Jasper held up a hand. Vee noticed that the palm was a little dirty. Cigarette ashes, probably.
“Let’s not get back to the confusion again,” he said, asking them for co-operation, for tidy minds, for rational methods, as if he were asking for a cigarette, with no possibility of refusal. Mr. Stark sank back and smiled.
“All right. So I have a million, and no other investor is permitted to have a bigger cut than mine. That’s certainly a reasonable position for me to take. Any of you would do the same thing.”
Friedman and Conerhan nodded. Stark retrieved the pencil and began to draw linking circles on some papers in front of him.
“So far, so good. Now, you hear about this project; you get interested; Fred Willis, your lawyer, brings us together. You listen to my plans. You decide I know what I’m doing. A year ago you might have doubted me when I said flatly that it was feasible to broadcast news every day from all the major cities of Europe. You would have called me impractical, visionary. Then the Vienna crisis proved I was right.”
He spread, out his hands in the pattern of helplessness. It was a heart-warming gesture, appealing and trustable.
“First I went crazy over the Austrian thing. I really suffered about it—felt beaten at the post, before I could start. But now I see I needn’t have been so upset. They’ve dropped it again. Just because that crisis ended, they’ve dropped it. NBC broadcast only twice from Austria in April—nothing in May or June. CBS followed through well until the fake plebiscite on April tenth, then they relaxed too. They’ll both pull it again at the next crisis—kind of emergency rabbit.”

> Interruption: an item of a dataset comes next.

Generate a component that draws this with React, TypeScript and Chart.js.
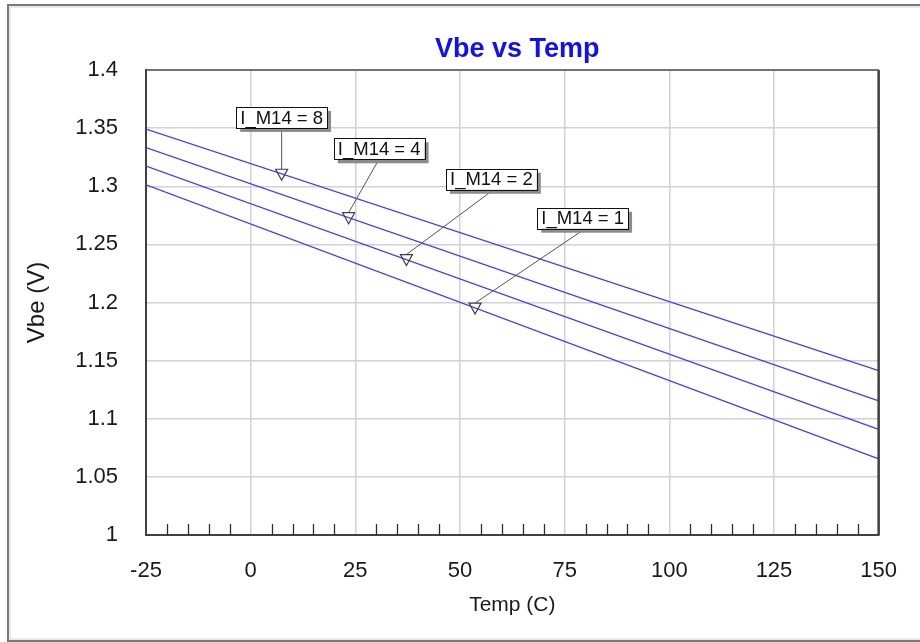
import React, { useEffect, useRef } from 'react';
import { Chart, registerables } from 'chart.js';

Chart.register(...registerables);

// ---- data ----
const temps = [-25, 150];
const vbeI8 = [1.3492, 1.1413];
const vbeI4 = [1.3332, 1.1153];
const vbeI2 = [1.3174, 1.0909];
const vbeI1 = [1.3013, 1.0654];
const seriesNames = ['I_M14 = 8', 'I_M14 = 4', 'I_M14 = 2', 'I_M14 = 1'];

// marker (triangle) positions on each curve
const markerTemps = [7.4, 23.4, 37.2, 53.6];
const markerVbe = [1.3099, 1.2725, 1.2365, 1.1948];
// label box centers
const labelTemps = [7.4, 30.7, 57.5, 79.3];
const labelVbe = [1.3592, 1.3322, 1.306, 1.2725];

const xTickLabels = ['-25', '0', '25', '50', '75', '100', '125', '150'];
const yTickLabels = ['1', '1.05', '1.1', '1.15', '1.2', '1.25', '1.3', '1.35', '1.4'];
const minorTemps = [-20, -15, -10, -5, 5, 10, 15, 20, 30, 35, 40, 45, 55, 60, 65, 70, 80, 85, 90, 95, 105, 110, 115, 120, 130, 135, 140, 145];

const chartTitle = 'Vbe vs Temp';
const xTitle = 'Temp (C)';
const yTitle = 'Vbe (V)';

const FONT = '"Liberation Sans", Arial, sans-serif';
const LINE_COLOR = 'rgb(64,64,236)';

const decorPlugin = {
  id: 'decor',
  beforeDraw(chart: any) {
    const { ctx, width, height } = chart;
    ctx.save();
    ctx.fillStyle = '#ffffff';
    ctx.fillRect(0, 0, width, height);
    // outer frame
    ctx.strokeStyle = '#7a7a7a';
    ctx.lineWidth = 2;
    ctx.strokeRect(8, 5, width + 4, height - 6);
    ctx.strokeStyle = '#d4d4d4';
    ctx.lineWidth = 1;
    ctx.strokeRect(10, 7, width, height - 10);
    ctx.restore();
  },
  afterDatasetsDraw(chart: any) {
    const { ctx, chartArea } = chart;
    const xs = chart.scales.x;
    const ys = chart.scales.y;
    ctx.save();
    // plot border top & right
    ctx.strokeStyle = '#505050';
    ctx.lineWidth = 1.5;
    ctx.beginPath();
    ctx.moveTo(chartArea.left, chartArea.top);
    ctx.lineTo(chartArea.right, chartArea.top);
    ctx.stroke();
    ctx.strokeStyle = '#404040';
    ctx.lineWidth = 2.5;
    ctx.beginPath();
    ctx.moveTo(chartArea.right, chartArea.top);
    ctx.lineTo(chartArea.right, chartArea.bottom);
    ctx.stroke();

    // minor ticks on the bottom axis (inside)
    ctx.strokeStyle = '#303030';
    ctx.lineWidth = 1.3;
    ctx.beginPath();
    minorTemps.forEach((t) => {
      const px = Math.round(xs.getPixelForValue(t)) + 0.5;
      ctx.moveTo(px, chartArea.bottom);
      ctx.lineTo(px, chartArea.bottom - 11);
    });
    ctx.stroke();

    // annotations
    ctx.font = `18.5px ${FONT}`;
    seriesNames.forEach((name, i) => {
      const mx = xs.getPixelForValue(markerTemps[i]);
      const my = ys.getPixelForValue(markerVbe[i]);
      const bx = xs.getPixelForValue(labelTemps[i]);
      const by = ys.getPixelForValue(labelVbe[i]);
      const tw = ctx.measureText(name).width;
      const bw = tw + 8;
      const bh = 21;
      const left = bx - bw / 2;
      const top = by - bh / 2;
      // leader
      ctx.strokeStyle = '#555555';
      ctx.lineWidth = 1;
      ctx.beginPath();
      ctx.moveTo(bx - (i === 0 ? 0 : 2), top + bh + 3);
      ctx.lineTo(mx, my - 5.5);
      ctx.stroke();
      // triangle marker
      ctx.strokeStyle = '#404040';
      ctx.lineWidth = 1.2;
      ctx.beginPath();
      ctx.moveTo(mx - 6, my - 5.5);
      ctx.lineTo(mx + 6, my - 5.5);
      ctx.lineTo(mx, my + 5.5);
      ctx.closePath();
      ctx.stroke();
      // box shadow
      ctx.fillStyle = '#8c8c8c';
      ctx.fillRect(left + 4, top + 4, bw, bh);
      ctx.fillStyle = '#ffffff';
      ctx.fillRect(left, top, bw, bh);
      ctx.strokeStyle = '#111111';
      ctx.lineWidth = 1;
      ctx.strokeRect(Math.round(left) + 0.5, Math.round(top) + 0.5, Math.round(bw), Math.round(bh));
      ctx.fillStyle = '#111111';
      ctx.textAlign = 'center';
      ctx.textBaseline = 'middle';
      ctx.fillText(name, bx, by + 1);
    });

    // title
    ctx.font = `bold 27px ${FONT}`;
    ctx.fillStyle = '#1010f0';
    ctx.textAlign = 'center';
    ctx.textBaseline = 'alphabetic';
    ctx.fillText(chartTitle, (chartArea.left + chartArea.right) / 2 + 5, chartArea.top - 13);
    ctx.restore();
  },
};

export default function App() {
  const canvasRef = useRef<HTMLCanvasElement | null>(null);

  useEffect(() => {
    if (!canvasRef.current) return;
    const mk = (label: string, vals: number[]) => ({
      label,
      data: temps.map((t, i) => ({ x: t, y: vals[i] })),
      borderColor: LINE_COLOR,
      backgroundColor: LINE_COLOR,
      borderWidth: 1.3,
      pointRadius: 0,
      fill: false,
      tension: 0,
    });
    const chart = new Chart(canvasRef.current, {
      type: 'line',
      data: {
        datasets: [
          mk(seriesNames[0], vbeI8),
          mk(seriesNames[1], vbeI4),
          mk(seriesNames[2], vbeI2),
          mk(seriesNames[3], vbeI1),
        ],
      },
      options: {
        animation: false,
        responsive: false,
        events: [],
        layout: { padding: { left: 8, top: 70, right: 40, bottom: 0 } },
        plugins: {
          legend: { display: false },
          title: { display: false },
          tooltip: { enabled: false },
        },
        scales: {
          x: {
            type: 'linear',
            min: -25,
            max: 150,
            afterFit: (s: any) => {
              s.height = 107;
            },
            ticks: {
              stepSize: 25,
              padding: 23,
              color: '#1a1a1a',
              font: { family: FONT, size: 22 },
              maxRotation: 0,
              callback: (v: any) => {
                const l = xTickLabels.find((t) => Math.abs(parseFloat(t) - Number(v)) < 1e-6);
                return l ?? '';
              },
            },
            grid: { color: '#d2d2d2', lineWidth: 1.5, drawTicks: false },
            border: { display: true, color: '#404040', width: 2 },
            title: {
              display: true,
              text: xTitle,
              color: '#1a1a1a',
              font: { family: FONT, size: 21 },
              padding: { top: 0, bottom: 24 },
            },
          },
          y: {
            type: 'linear',
            min: 1,
            max: 1.4,
            afterFit: (s: any) => {
              s.width = 138;
            },
            ticks: {
              stepSize: 0.05,
              padding: 28,
              color: '#1a1a1a',
              font: { family: FONT, size: 22 },
              callback: (v: any) => {
                const l = yTickLabels.find((t) => Math.abs(parseFloat(t) - Number(v)) < 1e-6);
                return l ?? '';
              },
            },
            grid: { color: '#d2d2d2', lineWidth: 1.5, drawTicks: false },
            border: { display: true, color: '#404040', width: 2 },
            title: {
              display: true,
              text: yTitle,
              color: '#1a1a1a',
              font: { family: FONT, size: 24 },
              padding: { top: 15, bottom: 0 },
            },
          },
        },
      },
      plugins: [decorPlugin],
    });
    return () => chart.destroy();
  }, []);

  return (
    <div style={{ position: 'fixed', left: 0, top: 0, width: 920, height: 642, background: '#fff' }}>
      <canvas ref={canvasRef} width={920} height={642} style={{ display: 'block', width: 920, height: 642 }} />
    </div>
  );
}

“CBS sure did a brilliant job while it lasted, though, didn’t they?” Conerhan asked admiringly.
Vee stirred. She knew how Jasper hated even to remember that. But now he only nodded graciously.
“They really did,” he said. “That first half-hour roundup was magnificent. Shirer from London, Murrow from Vienna, Huss from Berlin, Mowrer from Paris. I’m told they tried to get Gervasi from Rome, but it fell through—short-wave transmitter not available and their plans to route through Geneva flopped. I’m also told they got co-operation from everybody—PTT, EIAR, RRG—everybody.”
“What’s RRG and those others?” Vee put in, apologetically.
They all turned toward her at once. She smiled, deferring with her waiting eyes to their greater knowledge. She had listened carefully to everything, and at each moment she felt she understood perfectly. Yet the whole talk had a foreignness, as if she were listening to a political discussion in French, knowing each word but never quite sure of the whole drift or purpose of any sentence. It was actually pleasing to have one thing she could fasten on to ask a simple question about.